### Exercise description
The data must be returned in full and exactly as given.

Data records:
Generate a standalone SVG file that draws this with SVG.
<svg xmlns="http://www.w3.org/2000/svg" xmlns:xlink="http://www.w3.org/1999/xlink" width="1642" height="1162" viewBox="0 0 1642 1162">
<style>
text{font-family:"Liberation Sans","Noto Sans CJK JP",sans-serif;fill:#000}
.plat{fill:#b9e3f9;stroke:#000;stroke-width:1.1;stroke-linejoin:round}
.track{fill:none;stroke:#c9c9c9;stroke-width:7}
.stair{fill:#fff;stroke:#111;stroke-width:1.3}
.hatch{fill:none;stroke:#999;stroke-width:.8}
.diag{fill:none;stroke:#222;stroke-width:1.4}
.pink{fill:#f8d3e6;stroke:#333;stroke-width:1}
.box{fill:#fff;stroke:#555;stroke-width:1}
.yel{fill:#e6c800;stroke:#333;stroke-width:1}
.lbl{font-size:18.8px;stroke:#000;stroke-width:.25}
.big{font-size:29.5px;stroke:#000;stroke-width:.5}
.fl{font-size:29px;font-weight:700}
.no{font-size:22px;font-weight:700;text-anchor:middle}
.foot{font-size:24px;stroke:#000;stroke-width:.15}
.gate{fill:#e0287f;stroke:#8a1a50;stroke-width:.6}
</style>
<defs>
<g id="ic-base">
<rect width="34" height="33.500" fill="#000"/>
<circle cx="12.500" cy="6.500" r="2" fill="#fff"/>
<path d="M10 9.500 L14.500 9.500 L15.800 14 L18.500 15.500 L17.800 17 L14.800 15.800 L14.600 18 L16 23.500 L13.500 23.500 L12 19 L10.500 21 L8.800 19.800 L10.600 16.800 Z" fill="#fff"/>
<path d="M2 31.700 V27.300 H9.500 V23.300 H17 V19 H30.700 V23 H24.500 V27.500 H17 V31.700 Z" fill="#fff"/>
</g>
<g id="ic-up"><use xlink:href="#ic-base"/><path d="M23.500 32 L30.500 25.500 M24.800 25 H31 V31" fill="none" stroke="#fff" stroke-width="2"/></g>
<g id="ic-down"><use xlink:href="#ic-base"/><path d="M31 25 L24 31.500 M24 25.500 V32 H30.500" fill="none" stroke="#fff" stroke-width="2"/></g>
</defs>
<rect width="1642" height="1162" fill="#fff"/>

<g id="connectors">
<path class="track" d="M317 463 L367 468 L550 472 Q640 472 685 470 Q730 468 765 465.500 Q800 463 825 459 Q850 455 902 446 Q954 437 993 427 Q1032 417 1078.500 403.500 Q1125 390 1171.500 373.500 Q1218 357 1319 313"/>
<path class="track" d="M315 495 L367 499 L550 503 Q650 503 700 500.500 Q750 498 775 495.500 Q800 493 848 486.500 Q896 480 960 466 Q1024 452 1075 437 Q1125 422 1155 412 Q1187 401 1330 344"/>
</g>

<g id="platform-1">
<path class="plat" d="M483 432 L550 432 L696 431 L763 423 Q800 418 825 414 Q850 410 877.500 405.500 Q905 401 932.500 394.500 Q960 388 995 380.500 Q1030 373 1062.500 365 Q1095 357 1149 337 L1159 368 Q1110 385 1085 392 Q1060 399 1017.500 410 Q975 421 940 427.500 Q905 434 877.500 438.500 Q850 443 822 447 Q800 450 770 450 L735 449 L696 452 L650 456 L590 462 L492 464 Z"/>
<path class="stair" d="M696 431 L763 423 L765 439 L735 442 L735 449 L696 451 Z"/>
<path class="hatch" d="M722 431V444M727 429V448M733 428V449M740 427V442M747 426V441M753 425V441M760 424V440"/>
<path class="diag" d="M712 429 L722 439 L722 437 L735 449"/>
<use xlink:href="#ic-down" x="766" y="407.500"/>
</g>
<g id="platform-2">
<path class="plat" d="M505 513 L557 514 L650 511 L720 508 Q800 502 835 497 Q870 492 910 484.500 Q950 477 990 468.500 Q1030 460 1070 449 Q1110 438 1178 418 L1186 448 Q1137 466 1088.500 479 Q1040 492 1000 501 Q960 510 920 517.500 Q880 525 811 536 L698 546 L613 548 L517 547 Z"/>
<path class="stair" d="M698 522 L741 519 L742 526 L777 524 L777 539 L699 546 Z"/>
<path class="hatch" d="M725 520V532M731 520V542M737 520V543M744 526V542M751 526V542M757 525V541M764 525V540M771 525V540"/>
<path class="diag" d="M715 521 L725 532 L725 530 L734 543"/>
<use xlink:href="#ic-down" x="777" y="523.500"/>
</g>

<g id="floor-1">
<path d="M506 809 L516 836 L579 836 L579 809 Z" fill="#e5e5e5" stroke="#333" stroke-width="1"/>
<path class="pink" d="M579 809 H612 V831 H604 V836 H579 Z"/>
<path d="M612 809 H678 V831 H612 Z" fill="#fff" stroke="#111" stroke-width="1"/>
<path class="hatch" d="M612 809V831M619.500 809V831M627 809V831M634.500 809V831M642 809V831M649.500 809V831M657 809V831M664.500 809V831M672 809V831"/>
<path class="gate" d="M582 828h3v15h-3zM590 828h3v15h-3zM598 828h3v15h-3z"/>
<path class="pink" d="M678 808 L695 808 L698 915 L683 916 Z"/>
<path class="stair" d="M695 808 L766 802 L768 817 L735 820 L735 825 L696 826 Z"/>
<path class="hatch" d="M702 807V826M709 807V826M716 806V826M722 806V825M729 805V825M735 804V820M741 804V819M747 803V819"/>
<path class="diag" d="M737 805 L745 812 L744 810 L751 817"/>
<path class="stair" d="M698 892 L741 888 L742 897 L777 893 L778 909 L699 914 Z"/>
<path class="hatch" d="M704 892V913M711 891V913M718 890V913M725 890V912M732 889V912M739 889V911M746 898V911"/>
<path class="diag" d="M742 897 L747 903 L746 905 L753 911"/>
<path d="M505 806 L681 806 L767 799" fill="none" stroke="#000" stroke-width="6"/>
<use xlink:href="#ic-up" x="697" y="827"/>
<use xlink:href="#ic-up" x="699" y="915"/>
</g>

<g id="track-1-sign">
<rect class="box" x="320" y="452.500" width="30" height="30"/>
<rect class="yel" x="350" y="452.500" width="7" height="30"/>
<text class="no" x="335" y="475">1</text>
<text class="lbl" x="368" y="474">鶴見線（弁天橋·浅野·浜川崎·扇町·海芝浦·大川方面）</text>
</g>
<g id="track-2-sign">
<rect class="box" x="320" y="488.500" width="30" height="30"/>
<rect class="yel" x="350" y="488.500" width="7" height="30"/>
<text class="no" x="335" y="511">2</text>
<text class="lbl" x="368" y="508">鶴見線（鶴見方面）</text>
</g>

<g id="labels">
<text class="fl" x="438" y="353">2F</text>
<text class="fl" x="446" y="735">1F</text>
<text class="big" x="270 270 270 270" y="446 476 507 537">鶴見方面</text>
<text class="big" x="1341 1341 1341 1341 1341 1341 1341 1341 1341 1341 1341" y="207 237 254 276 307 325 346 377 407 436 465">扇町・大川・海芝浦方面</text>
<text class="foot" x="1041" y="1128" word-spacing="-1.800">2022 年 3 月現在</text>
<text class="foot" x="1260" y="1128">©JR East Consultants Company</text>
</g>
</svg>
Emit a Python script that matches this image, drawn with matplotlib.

### Right answer
Generate a standalone SVG file that draws this with SVG.
<svg xmlns="http://www.w3.org/2000/svg" xmlns:xlink="http://www.w3.org/1999/xlink" width="1642" height="1162" viewBox="0 0 1642 1162">
<style>
text{font-family:"Liberation Sans","Noto Sans CJK JP",sans-serif;fill:#000}
.plat{fill:#b9e3f9;stroke:#000;stroke-width:1.1;stroke-linejoin:round}
.track{fill:none;stroke:#c9c9c9;stroke-width:7}
.stair{fill:#fff;stroke:#111;stroke-width:1.3}
.hatch{fill:none;stroke:#999;stroke-width:.8}
.diag{fill:none;stroke:#222;stroke-width:1.4}
.pink{fill:#f8d3e6;stroke:#333;stroke-width:1}
.box{fill:#fff;stroke:#555;stroke-width:1}
.yel{fill:#e6c800;stroke:#333;stroke-width:1}
.lbl{font-size:18.8px;stroke:#000;stroke-width:.25}
.big{font-size:29.5px;stroke:#000;stroke-width:.5}
.fl{font-size:29px;font-weight:700}
.no{font-size:22px;font-weight:700;text-anchor:middle}
.foot{font-size:24px;stroke:#000;stroke-width:.15}
.gate{fill:#e0287f;stroke:#8a1a50;stroke-width:.6}
</style>
<defs>
<g id="ic-base">
<rect width="34" height="33.500" fill="#000"/>
<circle cx="12.500" cy="6.500" r="2" fill="#fff"/>
<path d="M10 9.500 L14.500 9.500 L15.800 14 L18.500 15.500 L17.800 17 L14.800 15.800 L14.600 18 L16 23.500 L13.500 23.500 L12 19 L10.500 21 L8.800 19.800 L10.600 16.800 Z" fill="#fff"/>
<path d="M2 31.700 V27.300 H9.500 V23.300 H17 V19 H30.700 V23 H24.500 V27.500 H17 V31.700 Z" fill="#fff"/>
</g>
<g id="ic-up"><use xlink:href="#ic-base"/><path d="M23.500 32 L30.500 25.500 M24.800 25 H31 V31" fill="none" stroke="#fff" stroke-width="2"/></g>
<g id="ic-down"><use xlink:href="#ic-base"/><path d="M31 25 L24 31.500 M24 25.500 V32 H30.500" fill="none" stroke="#fff" stroke-width="2"/></g>
</defs>
<rect width="1642" height="1162" fill="#fff"/>

<g id="connectors">
<path class="track" d="M317 463 L367 468 L550 472 Q640 472 685 470 Q730 468 765 465.500 Q800 463 825 459 Q850 455 902 446 Q954 437 993 427 Q1032 417 1078.500 403.500 Q1125 390 1171.500 373.500 Q1218 357 1319 313"/>
<path class="track" d="M315 495 L367 499 L550 503 Q650 503 700 500.500 Q750 498 775 495.500 Q800 493 848 486.500 Q896 480 960 466 Q1024 452 1075 437 Q1125 422 1155 412 Q1187 401 1330 344"/>
</g>

<g id="platform-1">
<path class="plat" d="M483 432 L550 432 L696 431 L763 423 Q800 418 825 414 Q850 410 877.500 405.500 Q905 401 932.500 394.500 Q960 388 995 380.500 Q1030 373 1062.500 365 Q1095 357 1149 337 L1159 368 Q1110 385 1085 392 Q1060 399 1017.500 410 Q975 421 940 427.500 Q905 434 877.500 438.500 Q850 443 822 447 Q800 450 770 450 L735 449 L696 452 L650 456 L590 462 L492 464 Z"/>
<path class="stair" d="M696 431 L763 423 L765 439 L735 442 L735 449 L696 451 Z"/>
<path class="hatch" d="M722 431V444M727 429V448M733 428V449M740 427V442M747 426V441M753 425V441M760 424V440"/>
<path class="diag" d="M712 429 L722 439 L722 437 L735 449"/>
<use xlink:href="#ic-down" x="766" y="407.500"/>
</g>
<g id="platform-2">
<path class="plat" d="M505 513 L557 514 L650 511 L720 508 Q800 502 835 497 Q870 492 910 484.500 Q950 477 990 468.500 Q1030 460 1070 449 Q1110 438 1178 418 L1186 448 Q1137 466 1088.500 479 Q1040 492 1000 501 Q960 510 920 517.500 Q880 525 811 536 L698 546 L613 548 L517 547 Z"/>
<path class="stair" d="M698 522 L741 519 L742 526 L777 524 L777 539 L699 546 Z"/>
<path class="hatch" d="M725 520V532M731 520V542M737 520V543M744 526V542M751 526V542M757 525V541M764 525V540M771 525V540"/>
<path class="diag" d="M715 521 L725 532 L725 530 L734 543"/>
<use xlink:href="#ic-down" x="777" y="523.500"/>
</g>

<g id="floor-1">
<path d="M506 809 L516 836 L579 836 L579 809 Z" fill="#e5e5e5" stroke="#333" stroke-width="1"/>
<path class="pink" d="M579 809 H612 V831 H604 V836 H579 Z"/>
<path d="M612 809 H678 V831 H612 Z" fill="#fff" stroke="#111" stroke-width="1"/>
<path class="hatch" d="M612 809V831M619.500 809V831M627 809V831M634.500 809V831M642 809V831M649.500 809V831M657 809V831M664.500 809V831M672 809V831"/>
<path class="gate" d="M582 828h3v15h-3zM590 828h3v15h-3zM598 828h3v15h-3z"/>
<path class="pink" d="M678 808 L695 808 L698 915 L683 916 Z"/>
<path class="stair" d="M695 808 L766 802 L768 817 L735 820 L735 825 L696 826 Z"/>
<path class="hatch" d="M702 807V826M709 807V826M716 806V826M722 806V825M729 805V825M735 804V820M741 804V819M747 803V819"/>
<path class="diag" d="M737 805 L745 812 L744 810 L751 817"/>
<path class="stair" d="M698 892 L741 888 L742 897 L777 893 L778 909 L699 914 Z"/>
<path class="hatch" d="M704 892V913M711 891V913M718 890V913M725 890V912M732 889V912M739 889V911M746 898V911"/>
<path class="diag" d="M742 897 L747 903 L746 905 L753 911"/>
<path d="M505 806 L681 806 L767 799" fill="none" stroke="#000" stroke-width="6"/>
<use xlink:href="#ic-up" x="697" y="827"/>
<use xlink:href="#ic-up" x="699" y="915"/>
</g>

<g id="track-1-sign">
<rect class="box" x="320" y="452.500" width="30" height="30"/>
<rect class="yel" x="350" y="452.500" width="7" height="30"/>
<text class="no" x="335" y="475">1</text>
<text class="lbl" x="368" y="474">鶴見線（弁天橋·浅野·浜川崎·扇町·海芝浦·大川方面）</text>
</g>
<g id="track-2-sign">
<rect class="box" x="320" y="488.500" width="30" height="30"/>
<rect class="yel" x="350" y="488.500" width="7" height="30"/>
<text class="no" x="335" y="511">2</text>
<text class="lbl" x="368" y="508">鶴見線（鶴見方面）</text>
</g>

<g id="labels">
<text class="fl" x="438" y="353">2F</text>
<text class="fl" x="446" y="735">1F</text>
<text class="big" x="270 270 270 270" y="446 476 507 537">鶴見方面</text>
<text class="big" x="1341 1341 1341 1341 1341 1341 1341 1341 1341 1341 1341" y="207 237 254 276 307 325 346 377 407 436 465">扇町・大川・海芝浦方面</text>
<text class="foot" x="1041" y="1128" word-spacing="-1.800">2022 年 3 月現在</text>
<text class="foot" x="1260" y="1128">©JR East Consultants Company</text>
</g>
</svg>
Emit a Python script that matches this image, drawn with matplotlib.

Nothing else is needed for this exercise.